Ever since childhood, I've been introduced to the science of living organisms. My dad is a doctor, a neurologist, and growing up with a doctor as a father only spurred my interest even further. I used to ask all sorts of questions relating all the way from cells to human anatomy to my dad, and he would always take time out of his day to answer my questions. I could always expect my dad to satisfy my curiosity. By middle school, we had started to dissect frogs in my seventh-grade biology class. It was my first experience looking up close with the organs and functions of a living creature. The complexity and interconnectedness of all the systems in the body always fascinated me. The way all the systems interact with one another to keep the body in homeostasis, the evolutionary adaptations of the frogs, and the anatomy/physiology of all the organs and tissues; all of it captivated me.

During my sophomore year in high school, I began to work at my dad's clinic. Initially, I was just at the front desk helping people check in along with another receptionist. After a few weeks of working at the front, I began to observe my dad interact with patients and perform different tests and checkups. I eventually got around to even helping perform some physicals to other people (granted I got help from my dad). The experience of working in my dad's clinic helped me decide my career goal, to become a doctor.

The science of biology is always advancing and making new discoveries with the help of more advanced technology. The science of biology is the very essence of all living creatures. It's a field of study making us more aware of not only us but the world around us as well. Fast-forward to my senior year of high school, here I am, sitting in my anatomy class studying histology through a microscope, looking at different tissues. A journey which started with the microscope continues seven years later, and I still feel just as excited and curious as the ten years old me. I realize, my journey of biology has only just begun.

I know my writing skills are very basic and aren't complex. I hope to get help on word choice and ways to structure my suntences in more complex, and meaningful ways. Feel free to also point out any grammar/punctuation mistakes. I'm open to all suggestions :)

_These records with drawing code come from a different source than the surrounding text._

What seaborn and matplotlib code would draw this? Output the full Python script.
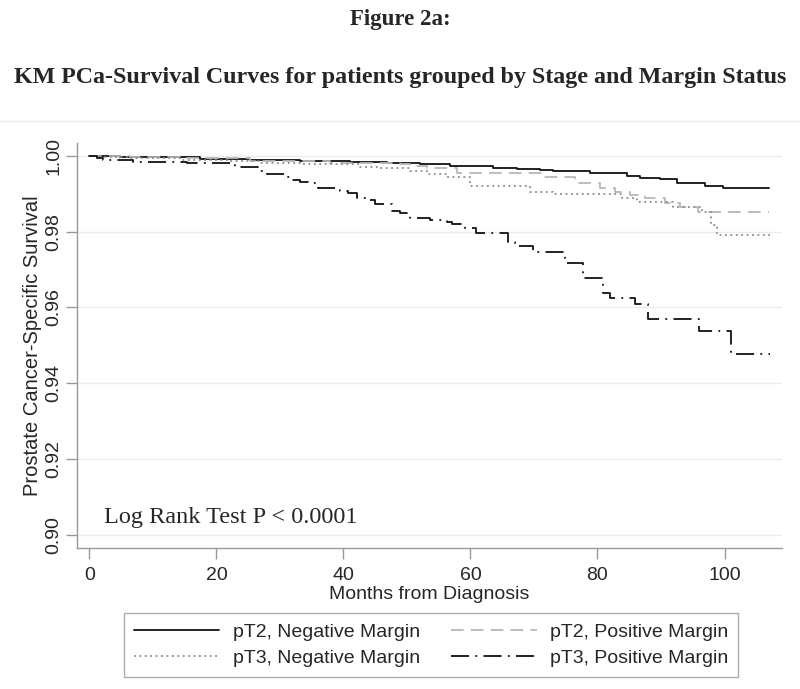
import numpy as np
import pandas as pd
import matplotlib
matplotlib.use("Agg")
import matplotlib.pyplot as plt
import seaborn as sns

# ---- Data ----
t_pt2_neg = [0, 4.8, 9.6, 17.4, 25.3, 33.2, 41.1, 46.9, 52.1, 56.8, 63.6, 67.4, 71.0, 73.0, 78.8, 84.7, 86.7, 89.9, 92.5, 97.0, 99.8, 107.0]
s_pt2_neg = [1.0, 0.99982, 0.99966, 0.99921, 0.99894, 0.99876, 0.99842, 0.99807, 0.99776, 0.99744, 0.99691, 0.99649, 0.99631, 0.99604, 0.99559, 0.99472, 0.99427, 0.99385, 0.99296, 0.99216, 0.99148, 0.99148]

t_pt2_pos = [0, 6.4, 14.3, 25.3, 37.9, 48.9, 50.5, 53.2, 57.9, 71.8, 76.5, 80.4, 82.8, 85.1, 87.5, 90.7, 93.0, 95.8, 107.0]
s_pt2_pos = [1.0, 0.99974, 0.99934, 0.99868, 0.99823, 0.99776, 0.99744, 0.99675, 0.99559, 0.99438, 0.99280, 0.99148, 0.99058, 0.98971, 0.98892, 0.98760, 0.98654, 0.98530, 0.98530]

t_pt3_neg = [0, 1.7, 6.4, 14.3, 22.2, 26.9, 33.2, 42.6, 45.8, 50.5, 53.2, 56.3, 59.9, 69.4, 73.0, 83.9, 86.2, 91.9, 96.5, 97.9, 98.8, 107.2]
s_pt3_neg = [1.0, 0.99974, 0.99934, 0.99894, 0.99855, 0.99815, 0.99789, 0.99718, 0.99670, 0.99596, 0.99517, 0.99438, 0.99216, 0.99058, 0.98989, 0.98900, 0.98778, 0.98646, 0.98530, 0.98179, 0.97908, 0.97908]

t_pt3_pos = [0, 1.17, 2.16, 6.9, 15.4, 23.0, 26.6, 28.0, 30.8, 31.9, 33.2, 35.1, 36.0, 39.5, 40.7, 42.2, 43.9, 45.0, 47.7, 48.9, 50.5, 53.7, 56.3, 57.1, 59.2, 60.9, 65.9, 67.0, 69.9, 74.9, 77.7, 80.9, 82.0, 85.9, 87.9, 96.0, 101.0, 107.2]
s_pt3_pos = [1.0, 0.99955, 0.99894, 0.99834, 0.99810, 0.99718, 0.99604, 0.99517, 0.99454, 0.99367, 0.99306, 0.99280, 0.99164, 0.99077, 0.99016, 0.98900, 0.98839, 0.98726, 0.98549, 0.98488, 0.98372, 0.98311, 0.98251, 0.98198, 0.98108, 0.97976, 0.97739, 0.97633, 0.97459, 0.97169, 0.96789, 0.96377, 0.96261, 0.96087, 0.95699, 0.95391, 0.94776, 0.94776]

series_labels = ["pT2, Negative Margin", "pT2, Positive Margin", "pT3, Negative Margin", "pT3, Positive Margin"]
y_ticks = [0.90, 0.92, 0.94, 0.96, 0.98, 1.00]
x_ticks = [0, 20, 40, 60, 80, 100]

title_1 = "Figure 2a:"
title_2 = "KM PCa-Survival Curves for patients grouped by Stage and Margin Status"
x_label = "Months from Diagnosis"
y_label = "Prostate Cancer-Specific Survival"
note = "Log Rank Test P < 0.0001"

# ---- Build long table ----
frames = []
for lab, t, s in zip(series_labels,
                     [t_pt2_neg, t_pt2_pos, t_pt3_neg, t_pt3_pos],
                     [s_pt2_neg, s_pt2_pos, s_pt3_neg, s_pt3_pos]):
    frames.append(pd.DataFrame({"months": t, "survival": s, "group": lab}))
df = pd.concat(frames, ignore_index=True)

sns.set_style("white")
plt.rcParams["font.family"] = ["Liberation Sans", "DejaVu Sans"]

fig = plt.figure(figsize=(8.0, 6.89), dpi=100)
ax = fig.add_axes([0.0966, 0.2051, 0.8805, 0.5874])

styles = {
    "pT2, Negative Margin": dict(color="#111111", linestyle="-", linewidth=1.3),
    "pT2, Positive Margin": dict(color="#b8b8b8", linestyle=(0, (7, 4)), linewidth=1.3),
    "pT3, Negative Margin": dict(color="#8a8a8a", linestyle=(0, (1, 2)), linewidth=1.3),
    "pT3, Positive Margin": dict(color="#111111", linestyle=(0, (10, 3.5, 1, 3.5)), linewidth=1.3),
}

for lab in series_labels:
    sub = df[df["group"] == lab]
    sns.lineplot(data=sub, x="months", y="survival", ax=ax, estimator=None, sort=False,
                 drawstyle="steps-post", label=lab, **styles[lab])

ax.set_xlim(-1.9, 109.0)
ax.set_ylim(0.8966, 1.0034)
ax.set_xticks(x_ticks)
ax.set_yticks(y_ticks)
ax.set_yticklabels([f"{v:.2f}" for v in y_ticks], rotation=90, va="center")
ax.set_xticklabels([str(v) for v in x_ticks])
ax.tick_params(axis="both", which="major", labelsize=14, direction="out", length=8,
               width=1, color="#999999", left=True, bottom=True)
ax.tick_params(axis="x", pad=6)
ax.tick_params(axis="y", pad=3)
ax.yaxis.grid(True, color="#ececec", linewidth=1)
ax.xaxis.grid(False)
for side in ["top", "right"]:
    ax.spines[side].set_visible(False)
for side in ["left", "bottom"]:
    ax.spines[side].set_color("#999999")
    ax.spines[side].set_linewidth(1)

ax.set_xlabel(x_label, fontsize=14, labelpad=1)
ax.set_ylabel(y_label, fontsize=14.5, labelpad=2)

ax.text(104 / 800, 1 - 518 / 689, note, transform=fig.transFigure, ha="left", va="center",
        fontsize=17.5, family=["Liberation Serif", "DejaVu Serif"])

ax.get_legend().remove()
handles, labels = ax.get_legend_handles_labels()
hmap = dict(zip(labels, handles))
order = ["pT2, Negative Margin", "pT3, Negative Margin", "pT2, Positive Margin", "pT3, Positive Margin"]
leg = fig.legend([hmap[k] for k in order], order, loc="center", bbox_to_anchor=(0.539, 0.0639), ncol=2,
                 fontsize=14, frameon=True, fancybox=False, edgecolor="#999999",
                 handlelength=4.4, columnspacing=1.6, handletextpad=0.7, labelspacing=0.45,
                 borderpad=0.5)
leg.get_frame().set_linewidth(1)

fig.text(0.5, 1 - 20 / 689, title_1, ha="center", va="center", fontsize=16.5, fontweight="bold",
         family=["Liberation Serif", "DejaVu Serif"])
fig.text(0.5, 1 - 77 / 689, title_2, ha="center", va="center", fontsize=17.3, fontweight="bold",
         family=["Liberation Serif", "DejaVu Serif"])
fig.add_artist(plt.Line2D([0, 1], [1 - 121 / 689, 1 - 121 / 689], transform=fig.transFigure,
                          color="#eeeeee", linewidth=1))

fig.savefig("out.png", dpi=100, facecolor="white")
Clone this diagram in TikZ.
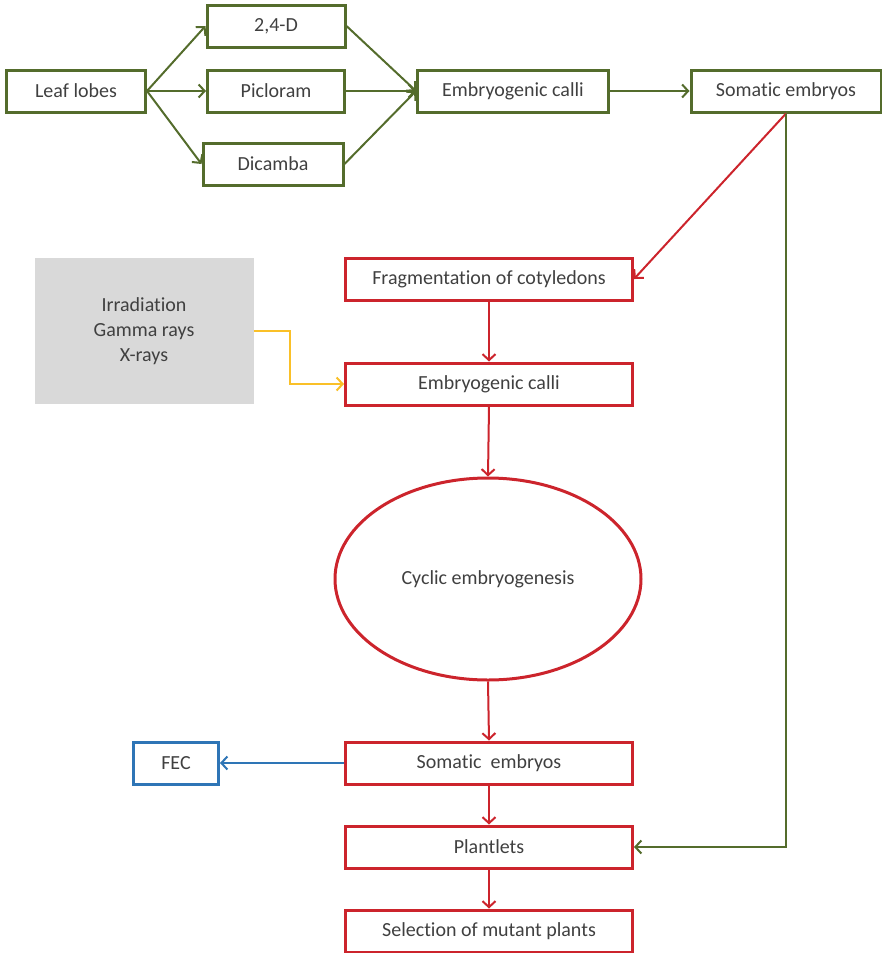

Holt [Contributor] - / 7,323 1847  
Sep 28, 2018   #2
Hamza, the focus of your essay is supposed to be Biological Science right? I take it that you are taking this as a pre-med course? A preliminary study leading to you taking the MCAT and eventually attending medical school so you can become a doctor right? After all, your dad is a neurologist. So your essay should be clear about that. Take the stance that Biological Science is your stepping stone towards your actual ambition of becoming a doctor. At the moment, your essay diverts in ambition paths when you start to talk about working in your father's clinic. The best thing for you to do is to reconnect the two by creating a connecting paragraph that would introduce the fact that you are looking to enter pre-med as a part of the studies for your actual ambition which is to become a doctor like your dad. Once you connect the two interests, the essay will have a more cohesive presentation that better explains the reasons for your interest in Biological Sciences. You are not undecided, you are very clear about your academic path in relation to your professional ambition. You just need to create a better connection between the two related fields of study.